Director Steve McQueen Explains Why Music Is the ‘Heartbeat’ of ‘Small Axe’

Jazz Tangcay
·2-min read

Director Steve McQueen’s new five-part anthology series, “Small Axe,” takes starts in the late ’60s and ends in the mid-’80s, following the West Indian community in London through the decades. Although each of the films serves as a standalone, the connective tissue is the Black West Indian experience and music — specifically reggae music.

“With Black people in general and in the U.K., music has always been a part of our survival and refuge,” says McQueen, who will appear on Day 2 (Dec. 1) of Variety’s Music for Screens. He is joined by music supervisor Ed Bailie, composer Mica Levi and musician Dennis Bovell.

At the heart of the music of “Small Axe,” McQueen elaborates: “It’s what we hold on to for hope and guidance — be it in hymns, dub, soul, funk and reggae. It’s always been our heartbeat, and that’s how I went into ‘Small Axe,’ with that in mind. … [Reggae] was rebel music. That was the music that was dangerous.”

Bovell, who is a key figure in the lover’s rock genre, notes that reggae music had been swaying towards a biblical theme and was less about love of people. “I just wanted to borrow and make my style,” he says.
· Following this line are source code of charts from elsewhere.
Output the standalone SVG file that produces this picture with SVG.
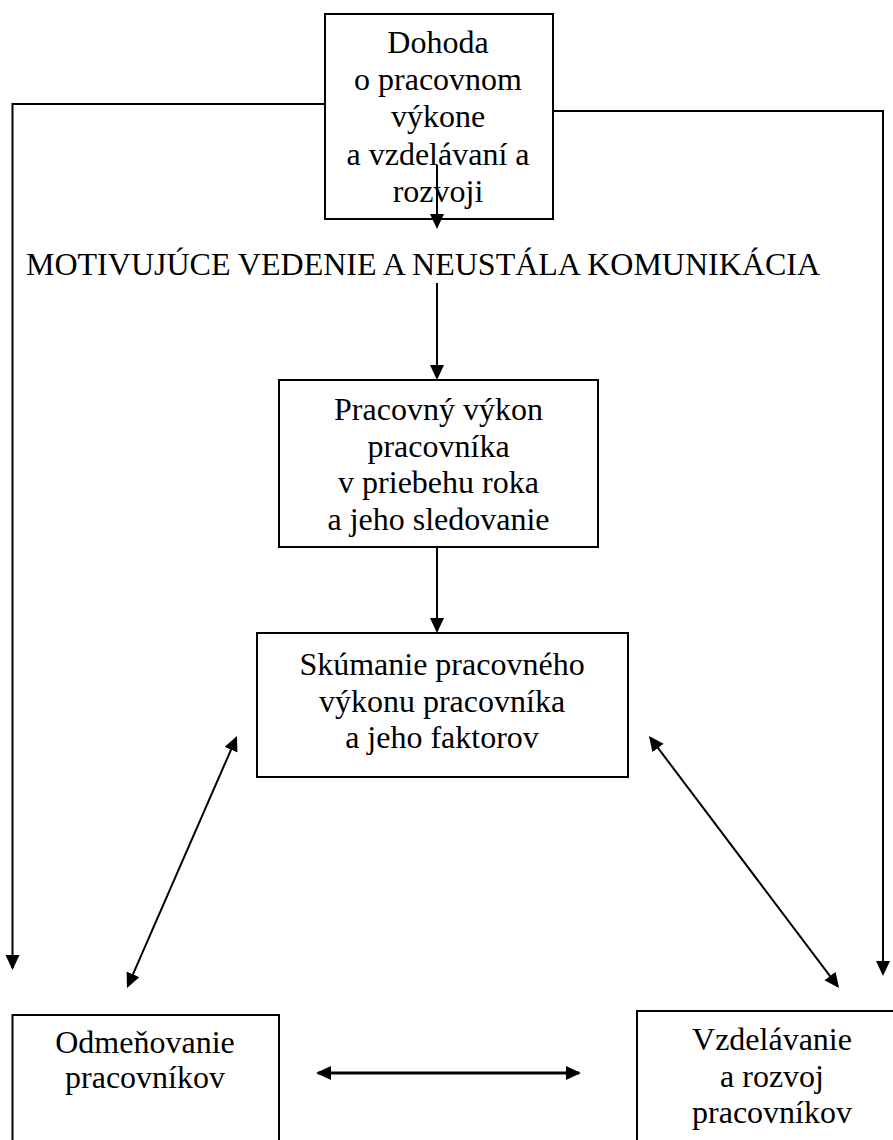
<svg xmlns="http://www.w3.org/2000/svg" width="893" height="1140" viewBox="0 0 893 1140">
  <style>
    .box { fill: #fff; stroke: #000; stroke-width: 2; }
    text { font-family: 'Liberation Serif', 'Times New Roman', Tinos, serif; font-size: 32px; fill: #000; }
    .lbl { text-anchor: middle; }
    .wire { fill: none; stroke: #000; stroke-width: 2; }
    .arr { marker-end: url(#head); }
    .both { marker-start: url(#head); marker-end: url(#head); }
  </style>
  <defs>
    <marker id="head" markerUnits="userSpaceOnUse" markerWidth="16" markerHeight="15" refX="13" refY="7" orient="auto-start-reverse" viewBox="0 0 16 15">
      <path d="M0,0 L15,7 L0,14 Z" fill="#000"/>
    </marker>
  </defs>
  <rect width="893" height="1140" fill="#fff"/>

  <!-- connectors -->
  <g id="connectors">
    <polyline class="wire arr" points="325,104 12.5,104 12.5,968"/>
    <polyline class="wire arr" points="553,111 883,111 883,974"/>
    <line class="wire arr" x1="437" y1="283" x2="437" y2="378"/>
    <line class="wire arr" x1="437" y1="547" x2="437" y2="631"/>
    <line class="wire both" x1="236.2" y1="737.8" x2="127.8" y2="986.2"/>
    <line class="wire both" x1="650.2" y1="737.6" x2="837.8" y2="986.4"/>
    <line class="wire both" x1="318" y1="1073" x2="579" y2="1073" style="stroke-width:3"/>
  </g>

  <!-- agreement node -->
  <g id="node-dohoda">
    <rect class="box" x="325" y="14" width="228" height="205"/>
    <text class="lbl" x="438" y="53">Dohoda</text>
    <text class="lbl" x="438" y="90">o pracovnom</text>
    <text class="lbl" x="438" y="127">výkone</text>
    <text class="lbl" x="438" y="165">a vzdelávaní a</text>
    <text class="lbl" x="438" y="202">rozvoji</text>
  </g>

  <!-- arrow from agreement node, drawn over its text -->
  <g id="connector-dohoda">
    <line class="wire arr" x1="437" y1="165" x2="437" y2="227"/>
  </g>

  <!-- heading -->
  <g id="node-motivacia">
    <text x="26" y="275">MOTIVUJÚCE VEDENIE A NEUSTÁLA KOMUNIKÁCIA</text>
  </g>

  <g id="node-vykon">
    <rect class="box" x="279" y="380" width="319" height="167"/>
    <text class="lbl" x="438.5" y="420">Pracovný výkon</text>
    <text class="lbl" x="438.5" y="457">pracovníka</text>
    <text class="lbl" x="438.5" y="493">v priebehu roka</text>
    <text class="lbl" x="438.5" y="530">a jeho sledovanie</text>
  </g>

  <g id="node-skumanie">
    <rect class="box" x="257" y="633" width="371" height="144"/>
    <text class="lbl" x="442" y="675">Skúmanie pracovného</text>
    <text class="lbl" x="442" y="712">výkonu pracovníka</text>
    <text class="lbl" x="442" y="748">a jeho faktorov</text>
  </g>

  <g id="node-odmenovanie">
    <rect class="box" x="12.5" y="1015" width="266.5" height="140"/>
    <text class="lbl" x="145" y="1053">Odmeňovanie</text>
    <text class="lbl" x="145" y="1088">pracovníkov</text>
  </g>

  <g id="node-vzdelavanie">
    <rect class="box" x="637" y="1011" width="270" height="140"/>
    <text class="lbl" x="772" y="1050">Vzdelávanie</text>
    <text class="lbl" x="772" y="1087">a rozvoj</text>
    <text class="lbl" x="772" y="1123">pracovníkov</text>
  </g>
</svg>
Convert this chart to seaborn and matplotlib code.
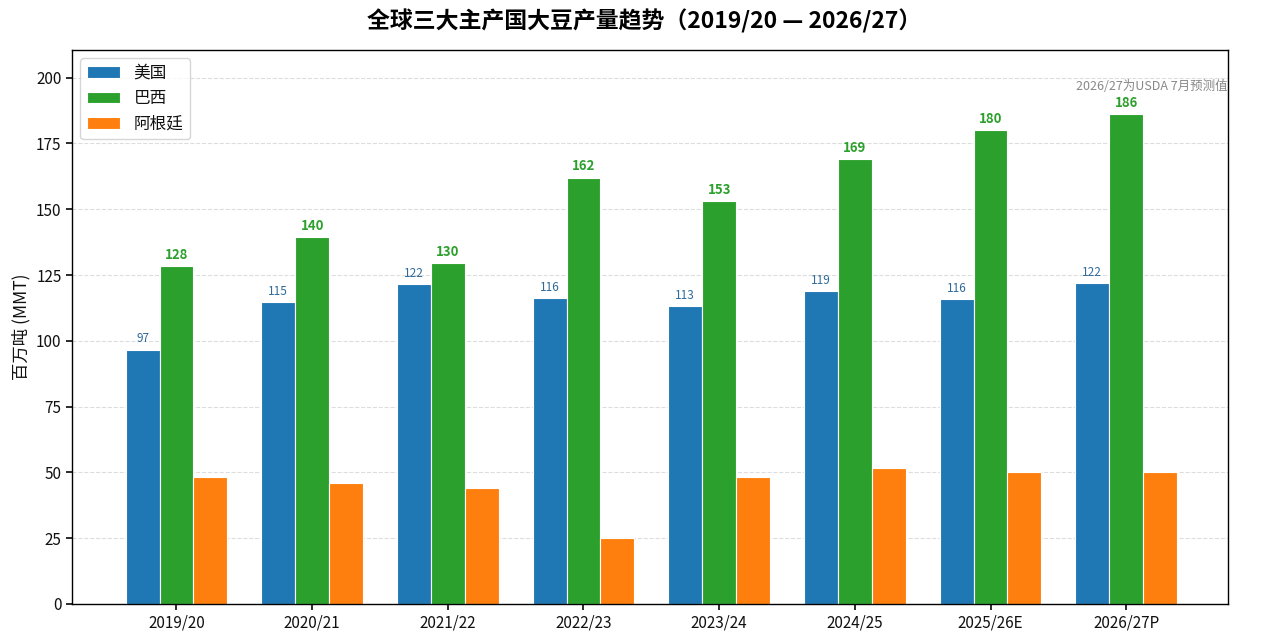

At the time, the lover’s rock genre (“Lover’s Rock” is also the title of the second film in the anthology) was very much male-oriented and so he wanted to bring more women into the genre. “I wanted to do a Diana Ross and the Supremes reggae. I wanted to have a new Gladys Knight.”

McQueen says he and Bovell didn’t have conversations about that particular installment and let Bovell have a free hand because he had lived through that era — he was the era.

On scoring the “Mangrove” installment, Levi stuck to wooden instruments rather than anything plugged in and modern-sounding.

The score was balanced with original songs sourced by Bailie, who adds that it was easier to secure rights to music from Bob Marley’s estate than the lesser-known artists and songs. “Maybe the lack of stature and a lot of instances makes music harder to clear when rights have reverted to people that are hard to track down,” Bailie proffers.